KNRM
What it is
KNRM (Kernel-based Neural Ranking Model, Xiong et al., 2017) replaces DRMM’s hard histogram bins with soft RBF (Gaussian) kernels over the query-document term interaction matrix. Each kernel captures soft term matches at a different similarity level, producing a feature vector that is then combined by a learning-to-rank layer. The entire model including word embeddings is trained end-to-end.
[illustrate: Similarity matrix → K Gaussian kernels at different μ values → log-sum per query term per kernel → linear combination → relevance score]
How it works
-
Interaction matrix:
- Word embeddings (trained end-to-end) for query and document terms
- Cosine similarity matrix M[i][j] between query term i and document term j
-
Kernel pooling:
- Define K RBF kernels with different means μ_k (e.g., {1.0, 0.9, 0.7, …, -0.9})
- For query term i: K_k(i) = log(Σ_j exp(-( M[i][j] - μ_k)² / 2σ²))
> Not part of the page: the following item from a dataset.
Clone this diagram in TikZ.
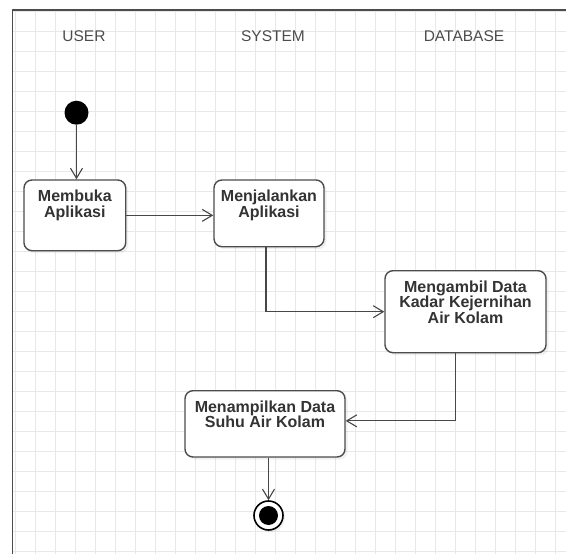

- Captures soft matching at different similarity thresholds
-
Ranking layer:
- For each query term, concatenate its K kernel scores
- Sum across query terms, weighted by IDF
- Linear combination → final score
Variants and history
KNRM (2017) was end-to-end trainable unlike DRMM (which used fixed pre-trained embeddings for the interaction step). Conv-KNRM added n-gram convolutions before the similarity matrix for phrase-level matching. These interaction models were largely superseded by transformer-based models (ColBERT, cross-encoders) but remain relevant for low-resource deployments and interpretability research.
When to use it
KNRM is primarily historical. Consider it when:
- Transformer infrastructure is unavailable (embedded/edge deployment)
- Interpretability of the interaction matrix is required
- Studying the evolution of neural ranking for research